One other thing I’d recomend, is trying to get some open-pollenated seeds, either from your garden or elsewhere. You may not know the pollen parent, but not only is this a good way to evaluate a possible seed parent, it also gives you experience germinating seeds and caring for new seedlings.
Good luck. It may take you a few years (and a lot of patience) to learn to do it well, but seeing the first blooms on your “babies” makes it well worth the wait. (As I’m impatiently checking some of my seedlings to see if they have bloomed yet.)
Thanks for the quick response, I’ll tell you a bit about our climate: The humidity levels are quite high since I live in a coastal area, We have temperatures around 30 to 38 degrees celcius(not sure what that would be in degrees Fahrenheit, but its on the hot side),We don’t have any snow or frosts(winters are very mild)so I don’t suppose that could be a threat, and we are in Autumn which I might is not threathning at all (where I live all seasons seem the same).
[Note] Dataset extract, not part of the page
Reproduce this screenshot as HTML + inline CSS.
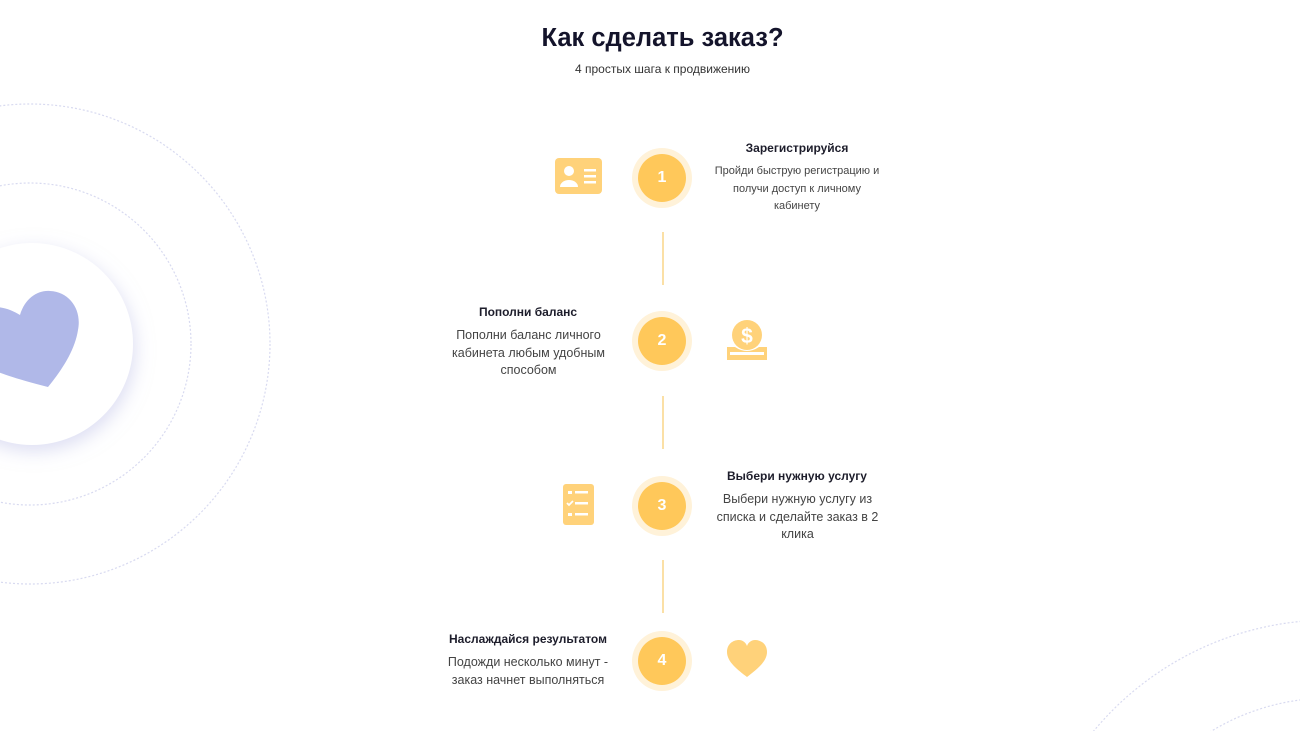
<!DOCTYPE html>
<html style="overflow:hidden"><head><meta charset="utf-8"><style>
html,body{overflow:hidden}
body{margin:0;width:1300px;height:731px;background:#fff;font-family:"Liberation Sans","DejaVu Sans",sans-serif;position:relative;color:#1d1d2b}
.a{position:absolute;text-align:center}
h1{position:absolute;left:0;width:1325px;top:24px;margin:0;text-align:center;font-size:25.5px;font-weight:bold;color:#14142b}
.sub{top:62px;left:0;width:1325px;font-size:12px;color:#333}
.t{font-weight:bold;font-size:12px;width:220px;margin-left:-110px}
.d{color:#444;width:180px;margin-left:-90px;line-height:17.5px}
.num{position:absolute;width:48px;height:48px;margin:-23px -24px;border-radius:50%;background:#ffc85a;box-shadow:0 0 0 6px #fff2d9;color:#fff;font-weight:bold;font-size:16px;line-height:48px;text-align:center}
.ln{position:absolute;left:662px;width:2px;height:53px;background:#fbe0a6}
</style></head><body>
<svg width="1300" height="731" style="position:absolute;left:0;top:0">
<circle cx="30" cy="344" r="161" fill="none" stroke="#d8daf0" stroke-width="1.2" stroke-dasharray="2 2"/>
<circle cx="30" cy="344" r="240" fill="none" stroke="#d8daf0" stroke-width="1.2" stroke-dasharray="2 2"/>
<circle cx="1330" cy="927" r="307" fill="none" stroke="#d8daf0" stroke-width="1.2" stroke-dasharray="2 2"/>
<circle cx="1330" cy="927" r="229" fill="none" stroke="#d8daf0" stroke-width="1.2" stroke-dasharray="2 2"/>
<defs><filter id="sh" x="-50%" y="-50%" width="200%" height="200%"><feDropShadow dx="2" dy="6" stdDeviation="9" flood-color="#b9bce6" flood-opacity="0.5"/></filter></defs>
<circle cx="32" cy="344" r="101" fill="#fff" filter="url(#sh)"/>
<path d="M48 387 C20 380 -5 372 -10 368 L-10 308 C0 305 12 310 20 315 C25 298 38 290 50 291 C70 292 82 310 78 330 C75 350 62 370 48 387 Z" fill="#b0b8e8"/>
<rect x="555" y="158" width="47" height="36" rx="4" fill="#ffd27a"/>
<circle cx="569" cy="171" r="5" fill="#fff"/>
<path d="M560 187 a9 7 0 0 1 18 0 z" fill="#fff"/>
<rect x="584" y="169" width="12" height="2.5" fill="#fff"/><rect x="584" y="175" width="12" height="2.5" fill="#fff"/><rect x="584" y="181" width="12" height="2.5" fill="#fff"/>
<circle cx="747" cy="335" r="15" fill="#ffd27a"/>
<text x="747" y="343" text-anchor="middle" font-size="21" font-weight="bold" fill="#fff" font-family="Liberation Sans">$</text>
<path d="M727 347 h8 q12 8 24 0 h8 v13 h-40 z" fill="#ffd27a"/>
<rect x="730" y="352" width="34" height="3" fill="#fff"/>
<rect x="563" y="484" width="31" height="41" rx="3" fill="#ffd27a"/>
<rect x="568" y="491" width="4" height="3" fill="#fff"/><rect x="575" y="491" width="13" height="2.5" fill="#fff"/>
<path d="M567 503 l2 2 l4 -4" stroke="#fff" stroke-width="1.8" fill="none"/><rect x="575" y="502" width="13" height="2.5" fill="#fff"/>
<rect x="568" y="513" width="4" height="3" fill="#fff"/><rect x="575" y="513" width="13" height="2.5" fill="#fff"/>
<path d="M747 677 C738 670 727 662 727 652 C727 644 733 640 739 640 C743 640 746 643 747 646 C748 643 751 640 755 640 C761 640 767 644 767 652 C767 662 756 670 747 677 Z" fill="#ffd27a"/>
</svg>
<h1>Как сделать заказ?</h1>
<div class="a sub">4 простых шага к продвижению</div>
<div class="num" style="left:662px;top:177px">1</div>
<div class="num" style="left:662px;top:340px">2</div>
<div class="num" style="left:662px;top:505px">3</div>
<div class="num" style="left:662px;top:660px">4</div>
<div class="ln" style="top:232px"></div>
<div class="ln" style="top:396px"></div>
<div class="ln" style="top:560px"></div>
<div class="a t" style="left:797px;top:141px">Зарегистрируйся</div>
<div class="a d" style="left:797px;top:163px;font-size:11px;width:170px;margin-left:-85px">Пройди быструю регистрацию и получи доступ к личному кабинету</div>
<div class="a t" style="left:528px;top:305px">Пополни баланс</div>
<div class="a d" style="left:528px;top:327px;font-size:12.5px;width:155px;margin-left:-77px">Пополни баланс личного кабинета любым удобным способом</div>
<div class="a t" style="left:797px;top:469px">Выбери нужную услугу</div>
<div class="a d" style="left:797px;top:491px;font-size:12.5px;width:165px;margin-left:-82px">Выбери нужную услугу из списка и сделайте заказ в 2 клика</div>
<div class="a t" style="left:528px;top:632px">Наслаждайся результатом</div>
<div class="a d" style="left:528px;top:654px;font-size:12.5px;width:170px;margin-left:-85px">Подожди несколько минут - заказ начнет выполняться</div>
</body></html>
I can’t join a local Rose Society as we don’t have one, so this forum is a great deal of help to me
As I asked earlier can I go ahead with an attempt of pollination, as the blooms will be half open soon?
Ever since I had the roses I have dead headed them, so I really dont have a clue as to whether or not they’ll set hips should I try anyway?
Sure Kevin, give it a try. That’s how most of us got started.
I think the best piece of advice I can give is to just try everything and try not to get too down if you have some failures. I’d go ahead and start pollinating now – if you don’t have frosts, this might be the best time of year – maybe the summer would be too hot. If nothing takes, keep trying. Expect failure – even professional rose breeders attempt to make a whole lot more hybrids than ever take or sprout. Increase your odds by making as many hybrids as you can. I also agree with Joan that you might want to not deadhead some flowers and see if you get any open pollinated hips. It is a great way to start learning.
Best of luck to you! I’m an 18 year old beginner at roses myself, and I can assure you, the thrill of those first seedlings is worth it!